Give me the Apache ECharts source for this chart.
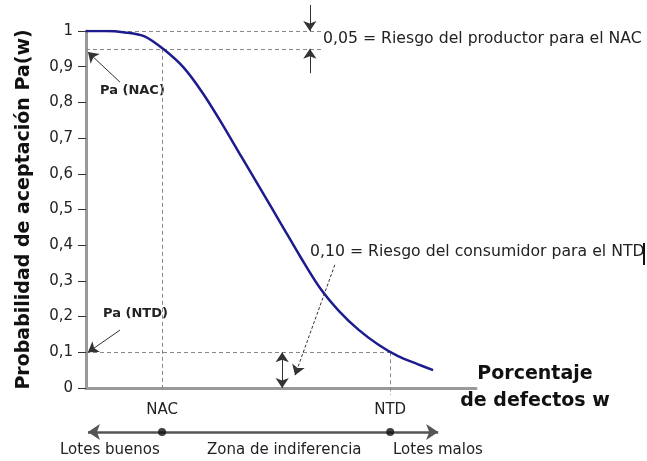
<!DOCTYPE html>
<html>
<head>
<meta charset="utf-8">
<script src="https://cdn.jsdelivr.net/npm/echarts@6/dist/echarts.min.js"></script>
<style>
  html, body { margin: 0; padding: 0; background: #fff; }
  #main { width: 647px; height: 461px; }
</style>
</head>
<body>
<div id="main"></div>
<script>
// curva OC: porcentaje de defectos w (escala relativa) y Pa(w)
const wVals = [0, 5, 10, 15, 20, 25, 30, 35, 40, 45, 50, 55, 60, 65, 70, 75, 80, 85, 89];
const paVals = [1.0, 1.0, 0.996, 0.985, 0.948, 0.898, 0.825, 0.738, 0.645, 0.553, 0.46, 0.367, 0.28, 0.214, 0.162, 0.121, 0.089, 0.067, 0.05];
const yTicks = [0, 0.1, 0.2, 0.3, 0.4, 0.5, 0.6, 0.7, 0.8, 0.9, 1];

const NAC = 19.5;
const NTD = 78;
const alpha = 0.05;  // riesgo del productor
const beta = 0.10;   // riesgo del consumidor

const riskX = 57.4;      // flechas del riesgo del productor
const riskLineEnd = 60.8;
const betaX = 50.3;      // flecha doble riesgo consumidor
const zoneY = -0.123;    // linea de zonas bajo el eje
const zoneEnds = [0.5, 90.3];

const fmt = v => (v === 0 || v === 1) ? String(v) : v.toFixed(1).replace('.', ',');

const font = 'DejaVu Sans';
const txt = '#222';

const option = {
  animation: false,
  backgroundColor: '#fff',
  grid: { left: 86, right: 171, top: 31, bottom: 73 },
  xAxis: {
    type: 'value',
    min: 0,
    max: 100,
    name: 'Porcentaje\nde defectos w',
    nameLocation: 'end',
    nameGap: 59,
    nameTextStyle: {
      fontFamily: font, fontSize: 19, fontWeight: 'bold', color: '#111',
      align: 'center', verticalAlign: 'middle', lineHeight: 27, padding: [0, 0, -2, 0]
    },
    axisLine: { lineStyle: { color: '#999', width: 3 } },
    axisTick: { show: false },
    splitLine: { show: false },
    axisLabel: {
      customValues: [NAC, NTD],
      formatter: v => (v === NAC ? 'NAC' : 'NTD'),
      margin: 15,
      fontFamily: font, fontSize: 15, color: txt
    }
  },
  yAxis: {
    type: 'value',
    min: 0,
    max: 1,
    interval: 0.1,
    name: 'Probabilidad de aceptación Pa(w)',
    nameLocation: 'middle',
    nameGap: 52,
    nameTextStyle: { fontFamily: font, fontSize: 19, fontWeight: 'bold', color: '#111' },
    axisLine: { show: true, lineStyle: { color: '#999', width: 3 } },
    axisTick: { show: true, length: 8, lineStyle: { color: '#333', width: 1 } },
    splitLine: { show: false },
    axisLabel: {
      customValues: yTicks,
      formatter: fmt,
      margin: 13,
      fontFamily: font, fontSize: 15, color: txt
    }
  },
  series: [
    {
      // lineas de referencia punteadas
      type: 'lines',
      coordinateSystem: 'cartesian2d',
      clip: false,
      z: 1,
      symbol: 'none',
      lineStyle: { color: '#888', width: 1, type: [4, 3], opacity: 1 },
      data: [
        { coords: [[0, 1], [riskLineEnd, 1]] },
        { coords: [[0, 1 - alpha], [riskLineEnd, 1 - alpha]] },
        { coords: [[NAC, 1 - alpha], [NAC, -0.01]] },
        { coords: [[0, beta], [NTD, beta]] },
        { coords: [[NTD, beta], [NTD, -0.02]] }
      ]
    },
    {
      type: 'line',
      data: wVals.map((w, i) => [w, paVals[i]]),
      smooth: 0.3,
      showSymbol: false,
      z: 3,
      lineStyle: { color: '#1c1c8e', width: 2.5 }
    },
    {
      // flechas simples
      type: 'lines',
      coordinateSystem: 'cartesian2d',
      clip: false,
      z: 4,
      symbol: ['none', 'arrow'],
      symbolSize: 10,
      lineStyle: { color: '#333', width: 1, opacity: 1 },
      data: [
        { coords: [[riskX, 1.073], [riskX, 1]] },
        { coords: [[riskX, 0.882], [riskX, 1 - alpha]] },
        { coords: [[8.7, 0.857], [0.5, 0.941]] },
        { coords: [[8.7, 0.162], [0.5, beta]] },
        { coords: [[63.8, 0.345], [53.6, 0.036]], lineStyle: { type: [3, 2] } }
      ]
    },
    {
      // flecha doble del riesgo del consumidor
      type: 'lines',
      coordinateSystem: 'cartesian2d',
      clip: false,
      z: 4,
      symbol: ['arrow', 'arrow'],
      symbolSize: 10,
      lineStyle: { color: '#333', width: 1, opacity: 1 },
      data: [{ coords: [[betaX, beta], [betaX, 0]] }]
    },
    {
      // linea de zonas
      type: 'lines',
      coordinateSystem: 'cartesian2d',
      clip: false,
      z: 4,
      symbol: ['arrow', 'arrow'],
      symbolSize: 12,
      lineStyle: { color: '#555', width: 2.5, opacity: 1 },
      data: [{ coords: [[zoneEnds[0], zoneY], [zoneEnds[1], zoneY]] }]
    },
    {
      type: 'scatter',
      clip: false,
      z: 5,
      symbolSize: 8,
      itemStyle: { color: '#111' },
      data: [[NAC, zoneY], [NTD, zoneY]]
    }
  ],
  graphic: [
    { type: 'text', left: 323, top: 31, style: { text: '0,05 = Riesgo del productor para el NAC', font: '15.7px "DejaVu Sans"', fill: txt } },
    { type: 'text', left: 310, top: 244, style: { text: '0,10 = Riesgo del consumidor para el NTD', font: '15.7px "DejaVu Sans"', fill: txt } },
    { type: 'rect', left: 643, top: 243, shape: { width: 2, height: 22 }, style: { fill: '#111' } },
    { type: 'text', left: 100, top: 84, style: { text: 'Pa (NAC)', font: 'bold 13px "DejaVu Sans"', fill: txt } },
    { type: 'text', left: 103, top: 307, style: { text: 'Pa (NTD)', font: 'bold 13px "DejaVu Sans"', fill: txt } },
    { type: 'text', left: 60, top: 443, style: { text: 'Lotes buenos', font: '15px "DejaVu Sans"', fill: txt } },
    { type: 'text', left: 207, top: 443, style: { text: 'Zona de indiferencia', font: '15px "DejaVu Sans"', fill: txt } },
    { type: 'text', left: 393, top: 443, style: { text: 'Lotes malos', font: '15px "DejaVu Sans"', fill: txt } }
  ]
};

const chart = echarts.init(document.getElementById('main'), null, { renderer: 'canvas' });
chart.setOption(option);
</script>
</body>
</html>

#####

◆ **What you are asked to do**
From the opening line of the listing above through the line bearing "const txt = '#222';", repeat each line exactly. Drop every picture.

◆ **Result**
Give me the Apache ECharts source for this chart.
<!DOCTYPE html>
<html>
<head>
<meta charset="utf-8">
<script src="https://cdn.jsdelivr.net/npm/echarts@6/dist/echarts.min.js"></script>
<style>
  html, body { margin: 0; padding: 0; background: #fff; }
  #main { width: 647px; height: 461px; }
</style>
</head>
<body>
<div id="main"></div>
<script>
// curva OC: porcentaje de defectos w (escala relativa) y Pa(w)
const wVals = [0, 5, 10, 15, 20, 25, 30, 35, 40, 45, 50, 55, 60, 65, 70, 75, 80, 85, 89];
const paVals = [1.0, 1.0, 0.996, 0.985, 0.948, 0.898, 0.825, 0.738, 0.645, 0.553, 0.46, 0.367, 0.28, 0.214, 0.162, 0.121, 0.089, 0.067, 0.05];
const yTicks = [0, 0.1, 0.2, 0.3, 0.4, 0.5, 0.6, 0.7, 0.8, 0.9, 1];

const NAC = 19.5;
const NTD = 78;
const alpha = 0.05;  // riesgo del productor
const beta = 0.10;   // riesgo del consumidor

const riskX = 57.4;      // flechas del riesgo del productor
const riskLineEnd = 60.8;
const betaX = 50.3;      // flecha doble riesgo consumidor
const zoneY = -0.123;    // linea de zonas bajo el eje
const zoneEnds = [0.5, 90.3];

const fmt = v => (v === 0 || v === 1) ? String(v) : v.toFixed(1).replace('.', ',');

const font = 'DejaVu Sans';
const txt = '#222';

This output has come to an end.